Broadcom President of ISG Velaga S. Ram sold 30,215 shares for $10.64 million across April 8-9 at an average price of about $352.07 per share. The insider still directly owns 65,932 shares, plus 35 shares indirectly owned by a child, while the stock trades around $371.57 after a 117% one-year surge. The article also highlights ongoing AI/TPU partnership momentum with Google and Anthropic, alongside mixed analyst calls including downgrades and reiterated Buy/Outperform ratings.

Analysis

The market is likely over-fixating on the insider sale as a directional signal when the more important tell is that Broadcom is being valued less like a cyclical semiconductor vendor and more like a long-duration infrastructure compounder.
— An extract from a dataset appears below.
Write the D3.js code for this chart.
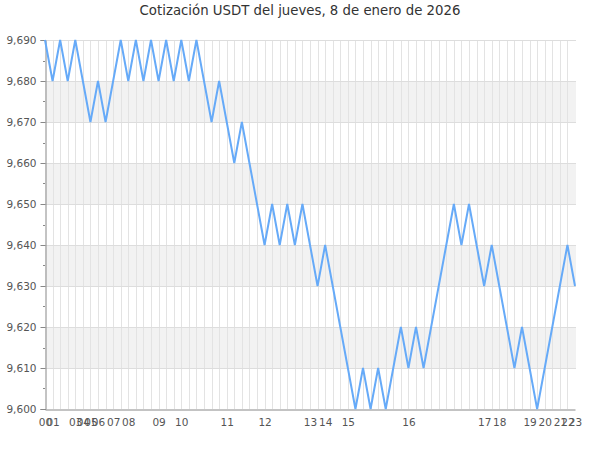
<!DOCTYPE html>
<html>
<head>
<meta charset="utf-8">
<script src="https://cdn.jsdelivr.net/npm/d3@7"></script>
<style>
  html, body { margin: 0; padding: 0; background: #fff; }
  svg { display: block; font-family: "DejaVu Sans", sans-serif; }
</style>
</head>
<body>
<svg id="chart" width="600" height="450"></svg>
<script>
const title = "Cotización USDT del jueves, 8 de enero de 2026";
const values = [
  9.690, 9.680, 9.690, 9.680, 9.690, 9.680, 9.670, 9.680, 9.670, 9.680,
  9.690, 9.680, 9.690, 9.680, 9.690, 9.680, 9.690, 9.680, 9.690, 9.680,
  9.690, 9.680, 9.670, 9.680, 9.670, 9.660, 9.670, 9.660, 9.650, 9.640,
  9.650, 9.640, 9.650, 9.640, 9.650, 9.640, 9.630, 9.640, 9.630, 9.620,
  9.610, 9.600, 9.610, 9.600, 9.610, 9.600, 9.610, 9.620, 9.610, 9.620,
  9.610, 9.620, 9.630, 9.640, 9.650, 9.640, 9.650, 9.640, 9.630, 9.640,
  9.630, 9.620, 9.610, 9.620, 9.610, 9.600, 9.610, 9.620, 9.630, 9.640,
  9.630
];
const hourLabels = ["00","01","03","04","05","06","07","08","09","10","11","12","13","14","15","16","17","18","19","20","21","22","23"];
const hourIndex  = [0, 1, 4, 5, 6, 7, 9, 11, 15, 18, 24, 29, 35, 37, 40, 48, 58, 60, 64, 66, 68, 69, 70];
const yTicks = [9.600, 9.610, 9.620, 9.630, 9.640, 9.650, 9.660, 9.670, 9.680, 9.690];

(function () {
const svg = d3.select("#chart");
const mLeft = 45, mRight = 575, mTop = 40, mBottom = 409;

const x = d3.scalePoint().domain(d3.range(values.length)).range([mLeft, mRight]);
const y = d3.scaleLinear().domain([9.600, 9.690]).range([mBottom, mTop]);

// alternating bands
for (let k = 0; k < yTicks.length - 1; k++) {
  if (k % 2 === 1) {
    svg.append("rect")
      .attr("x", mLeft).attr("width", mRight - mLeft + 1)
      .attr("y", y(yTicks[k + 1])).attr("height", y(yTicks[k]) - y(yTicks[k + 1]))
      .attr("fill", "#f2f2f2");
  }
}

// vertical grid
svg.append("g").selectAll("line").data(d3.range(1, values.length - 1)).join("line")
  .attr("x1", d => Math.round(x(d)) + 0.5).attr("x2", d => Math.round(x(d)) + 0.5)
  .attr("y1", mTop).attr("y2", mBottom)
  .attr("stroke", "#e3e3e3").attr("stroke-width", 1);

// horizontal grid
svg.append("g").selectAll("line").data(yTicks.slice(1)).join("line")
  .attr("x1", mLeft).attr("x2", mRight + 1)
  .attr("y1", d => Math.round(y(d)) + 0.5).attr("y2", d => Math.round(y(d)) + 0.5)
  .attr("stroke", "#dddddd").attr("stroke-width", 1);

// y axis
const yAxis = d3.axisLeft(y).tickValues(yTicks).tickSize(5).tickPadding(4)
  .tickFormat(d => d3.format(".3f")(d).replace(".", ","));
const gy = svg.append("g").attr("transform", `translate(${mLeft + 0.5},0)`).call(yAxis);
gy.select(".domain").attr("stroke", "#888");
gy.selectAll(".tick line").attr("stroke", "#888");
gy.selectAll(".tick text").attr("fill", "#555").style("font-size", "10.5px").style("font-family", "DejaVu Sans");

// minor y ticks
const minor = d3.range(yTicks.length - 1).map(k => (yTicks[k] + yTicks[k + 1]) / 2);
svg.append("g").selectAll("line").data(minor).join("line")
  .attr("x1", mLeft - 2).attr("x2", mLeft)
  .attr("y1", d => Math.round(y(d)) + 0.5).attr("y2", d => Math.round(y(d)) + 0.5)
  .attr("stroke", "#888");

// x axis
const xAxis = d3.axisBottom(x).tickValues(hourIndex).tickSize(0).tickPadding(9)
  .tickFormat((d, i) => hourLabels[i]);
const gx = svg.append("g").attr("transform", `translate(0,${mBottom + 0.5})`).call(xAxis);
gx.select(".domain").attr("stroke", "#888");
gx.selectAll(".tick text").attr("fill", "#555").style("font-size", "10.5px").style("font-family", "DejaVu Sans");

// line
const line = d3.line().x((d, i) => x(i)).y(d => y(d));
svg.append("path").datum(values)
  .attr("d", line)
  .attr("fill", "none")
  .attr("stroke", "#66aaf8")
  .attr("stroke-width", 2)
  .attr("stroke-linejoin", "miter");

// title
svg.append("text")
  .attr("x", 300).attr("y", 15)
  .attr("text-anchor", "middle")
  .attr("fill", "#333")
  .style("font-size", "13.3px")
  .text(title);
})();
</script>
</body>
</html>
That multiple expansion is now making the stock highly sensitive to any evidence that hyperscaler custom silicon demand is broadening beyond the current small set of anchor accounts. In other words, the upside case is no longer about beats and raises; it’s about whether AVGO can keep converting design wins into multi-year capacity commitments fast enough to justify a premium multiple. The second-order winner is the broader AI supply chain around custom accelerators, advanced packaging, and network interconnect. If custom TPU/ASIC demand keeps taking share from merchant GPU spend, the incremental pressure shifts to foundry and substrate capacity rather than just chip ASPs, which should support the higher-quality enablers while compressing the economic moat of pure-play accelerator competitors whose value proposition depends on generalized compute scarcity. The risk is that custom silicon enthusiasm can reverse quickly if enterprise AI ROI stays elusive, because those commitments are much easier to defer than cloud networking or power infrastructure orders. For GOOGL, the strategic angle is more important than the near-term financial one: locking in external TPU capacity reduces model-training bottlenecks and diversifies away from a single-vendor compute stack. That is positive for long-run inference cost control, but it also means Google is effectively pre-buying optionality years ahead, which makes the setup vulnerable if AI capex discipline comes back into fashion in 2026-2027. The contrarian view is that AVGO’s long-term AI narrative is strong, but the stock may already be pricing a flawless execution path; any slowdown in hyperscaler capex or evidence that custom silicon cannibalizes rather than expands total spend could trigger a sharp multiple reset.